I really do appreciate your ideas here, and agree about 98% with what you say. But, being the distrustful soul that I am, I also see the opportunity for refusal of authorization to a perfectly acceptable citizen for personal/political reasons. If the "NRA guy" did not, for some reason, like your views on ANYTHING, he could arbitrarily refuse you. It's just a possibility, not a certainty, but I'm a cynic. (To illuminate: Optimist=father who lets teen son borrow car; Pessimist=father who won't; Cynic=father who DID. {lol})

After Aurora, had a 'debate' with my co-worker about ammunition control; no one, IMO, should be allowed to buy 100's of rounds of ammo ONLINE, or at one time (ONLINE, not at all!). He was against it, because it wasn't cheap enough or convenient enough for him and his circle. (But then, his ideas of right/wrong hinge on how it benefits HIM)

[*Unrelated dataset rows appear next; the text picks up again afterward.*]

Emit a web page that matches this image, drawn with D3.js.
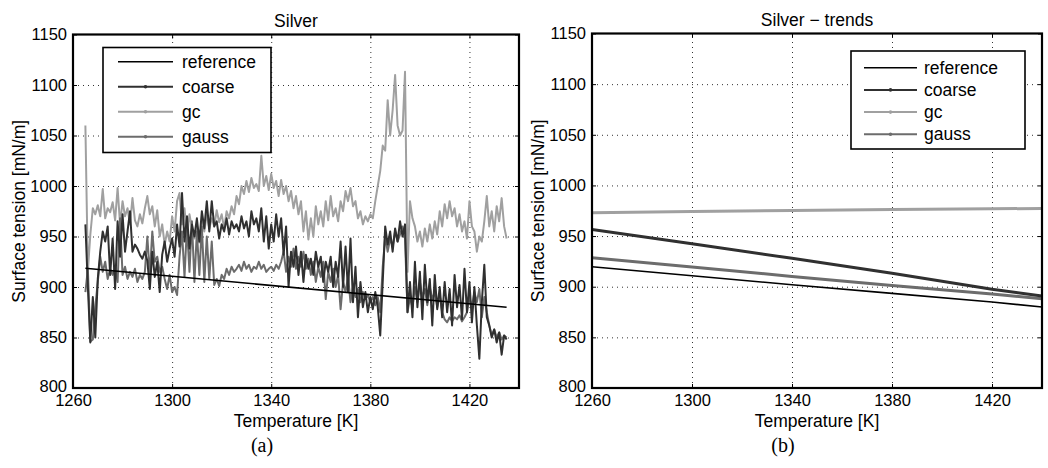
<!DOCTYPE html>
<html>
<head>
<meta charset="utf-8">
<script src="https://cdn.jsdelivr.net/npm/d3@7/dist/d3.min.js"></script>
<style>
  body { margin: 0; background: #fff; }
  svg { display: block; }
  text { font-family: "Liberation Sans", Arial, sans-serif; fill: #000; }
</style>
</head>
<body>
<svg id="chart" width="1048" height="468"></svg>
<script>
// --- data ---
var xTicks = [1260, 1300, 1340, 1380, 1420];
var yTicks = [800, 850, 900, 950, 1000, 1050, 1100, 1150];
var seriesNames = ["reference", "coarse", "gc", "gauss"];

// measured curves, one sample per kelvin from 1265 K to 1435 K
var measTemp = d3.range(1265, 1436, 1);

var gcValues = [1060, 916, 952, 978, 972, 981, 970, 997, 968, 978, 974, 984, 966, 998, 962, 985, 970, 978, 962, 988,
  966, 960, 972, 963, 978, 990, 972, 980, 960, 976, 950, 962, 942, 955, 945, 970, 955, 985, 993, 962,
  978, 950, 972, 958, 948, 962, 944, 965, 955, 972, 958, 968, 960, 976, 964, 972, 958, 975, 968, 980,
  972, 990, 982, 1000, 992, 1005, 994, 1008, 998, 1002, 995, 1030, 1000, 1010, 996, 1012, 998, 1005, 990, 1006,
  992, 1000, 985, 995, 978, 990, 972, 985, 955, 975, 947, 968, 950, 980, 962, 975, 960, 985, 966, 990,
  970, 978, 965, 985, 975, 995, 985, 998, 980, 985, 968, 975, 962, 970, 965, 972, 968, 985, 1000, 1015,
  1040, 1035, 1085, 1050, 1075, 1110, 1060, 1050, 1055, 1113, 915, 985, 968, 960, 945, 955, 940, 958, 945, 962,
  948, 965, 952, 975, 960, 982, 968, 985, 970, 978, 960, 972, 955, 965, 948, 985, 960, 955, 935, 950,
  945, 965, 990, 960, 975, 955, 980, 965, 988, 960, 948];

var coarseValues = [962, 900, 845, 890, 850, 908, 935, 955, 945, 960, 912, 948, 898, 965, 930, 972, 935, 955, 975, 935,
  942, 938, 932, 928, 935, 926, 898, 935, 910, 925, 895, 932, 945, 925, 938, 948, 930, 962, 940, 993,
  945, 970, 938, 962, 950, 968, 945, 975, 958, 985, 955, 985, 960, 965, 948, 962, 955, 968, 952, 965,
  958, 962, 955, 970, 958, 965, 950, 975, 962, 968, 955, 978, 945, 970, 938, 962, 945, 972, 950, 968,
  932, 960, 900, 935, 920, 940, 912, 935, 905, 932, 918, 928, 912, 935, 920, 930, 905, 925, 915, 930,
  900, 925, 910, 945, 900, 940, 895, 948, 885, 920, 870, 905, 880, 895, 875, 890, 878, 895, 880, 852,
  905, 960, 942, 955, 935, 958, 945, 965, 950, 962, 875, 905, 870, 925, 880, 915, 868, 922, 885, 908,
  862, 912, 878, 900, 870, 905, 875, 898, 862, 912, 880, 902, 868, 918, 875, 905, 865, 900, 862, 829,
  885, 922, 870, 862, 850, 858, 845, 855, 833, 852, 848];

var gaussValues = [895, 918, 846, 848, 880, 905, 930, 915, 925, 908, 918, 912, 920, 905, 968, 912, 920, 908, 915, 910,
  918, 905, 912, 908, 915, 950, 912, 955, 925, 930, 915, 920, 908, 898, 912, 895, 900, 892, 930, 955,
  910, 960, 915, 965, 905, 955, 912, 960, 905, 950, 908, 945, 902, 908, 901, 912, 908, 918, 912, 920,
  915, 918, 922, 916, 925, 918, 922, 915, 920, 918, 925, 918, 922, 915, 918, 920, 916, 922, 918, 925,
  935, 915, 930, 920, 938, 918, 930, 920, 935, 918, 928, 912, 925, 905, 920, 910, 925, 888, 915, 905,
  918, 900, 912, 878, 905, 895, 910, 885, 900, 890, 898, 885, 895, 888, 892, 885, 890, 882, 890, 875,
  920, 950, 935, 948, 940, 955, 945, 952, 960, 948, 875, 890, 880, 900, 885, 905, 890, 898, 882, 900,
  888, 895, 880, 892, 875, 868, 865, 870, 866, 870, 868, 872, 866, 870, 875, 890, 880, 895, 885, 898,
  870, 890, 875, 862, 852, 858, 850, 855, 848, 852, 850];

var refTemp = [1265, 1435];
var refValues = [918.5, 880];

// fitted trends (panel b)
var trendTemp = [1260, 1300, 1340, 1380, 1420, 1440];
var trendRef = [919.7, 910.8, 902, 893.4, 884.9, 880];
var trendCoarse = [956.6, 942.4, 928, 913.2, 897.4, 890.8];
var trendGc = [973, 974.2, 975.3, 976.2, 976.9, 977.3];
var trendGauss = [928.6, 919.4, 910.2, 901.3, 892.8, 888.2];

var colors = { reference: "#000", coarse: "#303030", gc: "#a0a0a0", gauss: "#6c6c6c" };

var svg = d3.select("#chart");

function drawPanel(id, left, right, top, bottom, title, tag, tagX, series, legend) {
  var g = svg.append("g").attr("id", id);

  var x = d3.scaleLinear().domain([1260, 1440]).range([left, right]);
  var y = d3.scaleLinear().domain([800, 1150]).range([bottom, top]);

  g.append("clipPath").attr("id", id + "-clip")
    .append("rect")
    .attr("x", left).attr("y", top)
    .attr("width", right - left).attr("height", bottom - top);

  // dotted grid
  g.append("g")
    .attr("transform", "translate(0," + bottom + ")")
    .call(d3.axisBottom(x).tickValues(xTicks.slice(1)).tickSize(-(bottom - top)).tickFormat(""))
    .call(function (s) { s.select(".domain").remove(); })
    .selectAll("line")
    .attr("stroke", "#333").attr("stroke-dasharray", "1,4");

  g.append("g")
    .attr("transform", "translate(" + left + ",0)")
    .call(d3.axisLeft(y).tickValues(yTicks.slice(1, -1)).tickSize(-(right - left)).tickFormat(""))
    .call(function (s) { s.select(".domain").remove(); })
    .selectAll("line")
    .attr("stroke", "#333").attr("stroke-dasharray", "1,4");

  // axes with ticks pointing inward
  var xAxis = g.append("g")
    .attr("transform", "translate(0," + bottom + ")")
    .call(d3.axisBottom(x).tickValues(xTicks).tickSize(-4).tickPadding(6).tickFormat(d3.format("d")));
  var yAxis = g.append("g")
    .attr("transform", "translate(" + left + ",0)")
    .call(d3.axisLeft(y).tickValues(yTicks).tickSize(-4).tickPadding(6).tickFormat(d3.format("d")));

  [xAxis, yAxis].forEach(function (a) {
    a.select(".domain").remove();
    a.selectAll("text")
      .style("font-family", "'Liberation Sans', Arial, sans-serif")
      .style("font-size", "16.5px")
      .attr("fill", "#000");
    a.selectAll("line").attr("stroke", "#000");
  });
  xAxis.selectAll("text").attr("dy", "0.71em");
  yAxis.selectAll("text").attr("dy", function (d) { return d == 800 ? "0.2em" : "0.32em"; });

  g.append("g")
    .attr("transform", "translate(0," + top + ")")
    .call(d3.axisTop(x).tickValues(xTicks).tickSize(-4).tickFormat(""))
    .call(function (s) { s.select(".domain").remove(); });
  g.append("g")
    .attr("transform", "translate(" + right + ",0)")
    .call(d3.axisRight(y).tickValues(yTicks).tickSize(-4).tickFormat(""))
    .call(function (s) { s.select(".domain").remove(); });

  // data lines
  var plot = g.append("g").attr("clip-path", "url(#" + id + "-clip)");
  series.forEach(function (s) {
    var pts = s.temp.map(function (t, i) { return [t, s.values[i]]; });
    var line = d3.line().x(function (d) { return x(d[0]); }).y(function (d) { return y(d[1]); });
    plot.append("path")
      .datum(pts)
      .attr("d", line)
      .attr("fill", "none")
      .attr("stroke", colors[s.name])
      .attr("stroke-width", s.width)
      .attr("stroke-linejoin", "round");
  });

  // frame
  g.append("rect")
    .attr("x", left).attr("y", top)
    .attr("width", right - left).attr("height", bottom - top)
    .attr("fill", "none").attr("stroke", "#000").attr("stroke-width", 2.2);

  // legend
  var lg = g.append("g");
  lg.append("rect")
    .attr("x", legend.x).attr("y", legend.y)
    .attr("width", legend.w).attr("height", legend.h)
    .attr("fill", "#fff").attr("stroke", "#000").attr("stroke-width", 1.6);
  seriesNames.forEach(function (name, i) {
    var cy = legend.rowY + i * legend.rowGap;
    lg.append("line")
      .attr("x1", legend.lineX1).attr("x2", legend.lineX2)
      .attr("y1", cy).attr("y2", cy)
      .attr("stroke", colors[name])
      .attr("stroke-width", name == "reference" ? 1.6 : 2);
    if (name != "reference") {
      lg.append("circle")
        .attr("cx", (legend.lineX1 + legend.lineX2) / 2).attr("cy", cy).attr("r", 1.8)
        .attr("fill", colors[name]);
    }
    lg.append("text")
      .attr("x", legend.textX).attr("y", cy)
      .attr("dy", "0.35em")
      .style("font-size", "17.5px")
      .text(name);
  });

  // labels
  var cx = (left + right) / 2;
  g.append("text")
    .attr("x", cx).attr("y", top - 8)
    .attr("text-anchor", "middle")
    .style("font-size", "17.5px")
    .text(title);
  g.append("text")
    .attr("x", cx).attr("y", 427)
    .attr("text-anchor", "middle")
    .style("font-size", "17.5px")
    .text("Temperature [K]");
  g.append("text")
    .attr("transform", "translate(" + (left - 48) + "," + ((top + bottom) / 2) + ") rotate(-90)")
    .attr("text-anchor", "middle")
    .style("font-size", "17.5px")
    .text("Surface tension [mN/m]");
  g.append("text")
    .attr("x", tagX).attr("y", 452)
    .attr("text-anchor", "middle")
    .style("font-family", "'Liberation Serif', 'Times New Roman', serif")
    .style("font-size", "20px")
    .text(tag);
}

drawPanel("panelA", 73, 519, 34.5, 388, "Silver", "(a)", 262, [
  { name: "gc", temp: measTemp, values: gcValues, width: 2 },
  { name: "gauss", temp: measTemp, values: gaussValues, width: 2 },
  { name: "coarse", temp: measTemp, values: coarseValues, width: 2 },
  { name: "reference", temp: refTemp, values: refValues, width: 1.6 }
], { x: 103, y: 47.5, w: 168, h: 105, lineX1: 118, lineX2: 173, textX: 182, rowY: 61.7, rowGap: 25 });

drawPanel("panelB", 592, 1042, 33.5, 388, "Silver \u2212 trends", "(b)", 783, [
  { name: "reference", temp: trendTemp, values: trendRef, width: 1.6 },
  { name: "gauss", temp: trendTemp, values: trendGauss, width: 3 },
  { name: "coarse", temp: trendTemp, values: trendCoarse, width: 3 },
  { name: "gc", temp: trendTemp, values: trendGc, width: 3 }
], { x: 851, y: 51, w: 174, h: 98, lineX1: 864, lineX2: 917, textX: 924, rowY: 67.7, rowGap: 22.2 });
</script>
</body>
</html>
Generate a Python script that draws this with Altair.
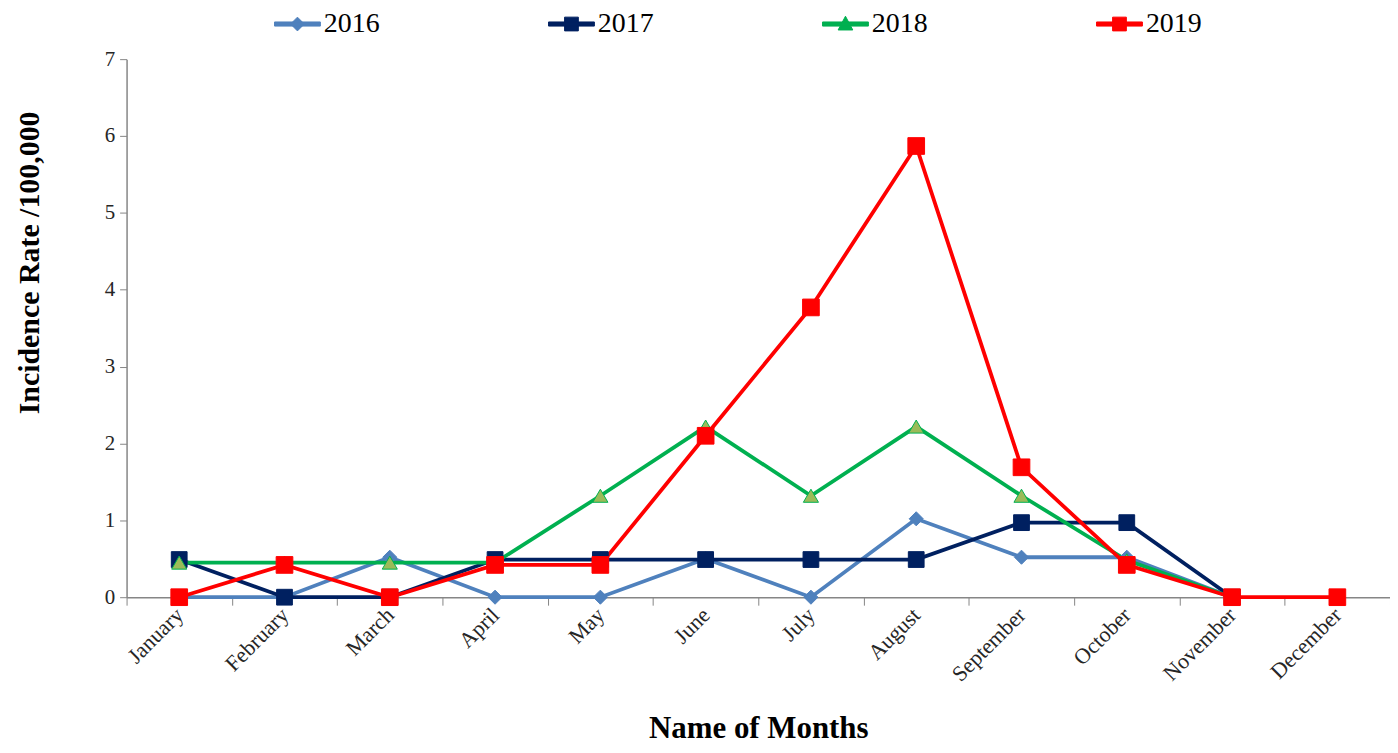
import altair as alt
import pandas as pd

months = ["January", "February", "March", "April", "May", "June", "July",
          "August", "September", "October", "November", "December"]
years = ["2016", "2017", "2018", "2019"]
rate_2016 = [0, 0, 0.52, 0, 0, 0.5, 0, 1.02, 0.52, 0.52, 0, None]
rate_2017 = [0.49, 0, 0, 0.49, 0.49, 0.49, 0.49, 0.49, 0.97, 0.97, 0, None]
rate_2018 = [0.45, 0.45, 0.45, 0.45, 1.32, 2.22, 1.32, 2.22, 1.32, 0.48, 0, None]
rate_2019 = [0, 0.42, 0, 0.42, 0.42, 2.1, 3.77, 5.87, 1.69, 0.42, 0, 0]

line_colors = ["#4F81BD", "#002060", "#00B050", "#FF0000"]
marker_fills = ["#4F81BD", "#002060", "#9BBB59", "#FF0000"]
marker_shapes = ["diamond", "square", "triangle-up", "square"]
marker_sizes = [200, 250, 230, 280]

rows = []
for y, vals in zip(years, [rate_2016, rate_2017, rate_2018, rate_2019]):
    for m, v in zip(months, vals):
        if v is not None:
            rows.append({"Month": m, "Year": y, "Rate": v})
df = pd.DataFrame(rows)

FONT = "Liberation Serif"

bar = "M-1,-0.09H1V0.09H-1Z "
sym_paths = {
    "2016": bar + "M0,-0.3L0.3,0L0,0.3L-0.3,0Z",
    "2017": bar + "M-0.3,-0.3H0.3V0.3H-0.3Z",
    "2018": bar + "M0,-0.34L0.32,0.26H-0.32Z",
    "2019": bar + "M-0.3,-0.3H0.3V0.3H-0.3Z",
}
sym_expr = ("datum.value === '2016' ? '{a}' : datum.value === '2017' ? '{b}' : "
            "datum.value === '2018' ? '{c}' : '{d}'").format(
    a=sym_paths["2016"], b=sym_paths["2017"], c=sym_paths["2018"], d=sym_paths["2019"])
fill_expr = ("datum.value === '2016' ? '{a}' : datum.value === '2017' ? '{b}' : "
             "datum.value === '2018' ? '{c}' : '{d}'").format(
    a=line_colors[0], b=line_colors[1], c=line_colors[2], d=line_colors[3])

legend = alt.Legend(
    title=None, orient="none", direction="horizontal", columns=4,
    legendX=148, legendY=-59, padding=0,
    columnPadding=167, labelOffset=3,
    labelFont=FONT, labelFontSize=28, labelColor="#000000",
    symbolSize=2116, symbolStrokeWidth=1,
    symbolType=alt.ExprRef(expr=sym_expr),
    symbolFillColor=alt.ExprRef(expr=fill_expr),
)

x_enc = alt.X(
    "Month:N", sort=months,
    scale=alt.Scale(type="band", domain=months, paddingInner=0, paddingOuter=0),
    axis=alt.Axis(
        title="Name of Months", tickBand="extent", labelAngle=315,
        labelAlign="right", labelBaseline="middle", labelPadding=6,
        labelFont=FONT, labelFontSize=22, labelColor="#262626",
        titleFont=FONT, titleFontSize=31, titleFontWeight="bold", titleColor="#000000",
        titleY=132, titleBaseline="middle",
        domainColor="#868686", tickColor="#868686", tickSize=8, domainWidth=1.5,
    ),
)
y_enc = alt.Y(
    "Rate:Q",
    scale=alt.Scale(domain=[0, 7], nice=False),
    axis=alt.Axis(
        title="Incidence Rate /100,000", values=[0, 1, 2, 3, 4, 5, 6, 7], grid=False,
        labelFont=FONT, labelFontSize=21, labelColor="#262626", labelPadding=5,
        titleFont=FONT, titleFontSize=30, titleFontWeight="bold", titleColor="#000000",
        titleX=-97, titleY=204, titleBaseline="middle", titleAlign="center", titleAngle=270,
        domainColor="#868686", tickColor="#868686", tickSize=7, domainWidth=1.5,
    ),
)
stroke_enc = alt.Stroke("Year:N", scale=alt.Scale(domain=years, range=line_colors), legend=legend)

base = alt.Chart(df)
layers = []
for i, y in enumerate(years):
    sub = base.transform_filter(alt.datum.Year == y)
    layers.append(sub.mark_line(strokeWidth=3.8).encode(x=x_enc, y=y_enc, stroke=stroke_enc))
for i, y in enumerate(years):
    sub = base.transform_filter(alt.datum.Year == y)
    layers.append(sub.mark_point(
        filled=True, opacity=1, strokeWidth=1, shape=marker_shapes[i], size=marker_sizes[i],
        fill=marker_fills[i], stroke=line_colors[i]).encode(x=x_enc, y=y_enc))

chart = alt.layer(*layers).properties(
    width=1268, height=540,
    autosize=alt.AutoSizeParams(type="none"),
    padding={"left": 119, "top": 50, "right": 0, "bottom": 147},
).configure_view(stroke=None)

chart.save("out.html", embed_options={"renderer": "svg", "actions": False})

The whole idea, presented to the NRA like that, of "You want to call the shots on gun ownership? STEP UP and take some RESPONSIBILITY!" is the ultimate, and absolutely CORRECT, 'in-your-face' challenge to the lobby.

Chris Rodell said...

Thanks, Clyde, for reading and taking the time for such a thoughtful comment.

I'm right there with you in regards to your political leanings. I had an idea in line with what your suggesting on bullets, but went even further. Everyone can carry a loaded gun everywhere they want, but they only get one bullet. Use or lose your bullet and in addition to any existing laws, you have to explain what happened to your bullet before you get another bullet.

A friend called it "The Barney Fife Amendment."

So much thinking like this is exasperated brainstorming that seeks to break the deadlock over the debate. But enforcing the 2nd amendment as stated does have legitimacy.

You can check out a round-up of my gun violence ideas here:

Thanks for reading, for caring, and best wishes for the most Happy Holidays!


Chris Rodell said...

Ah, Clyde S. Dale. Clydesdale! Just got it!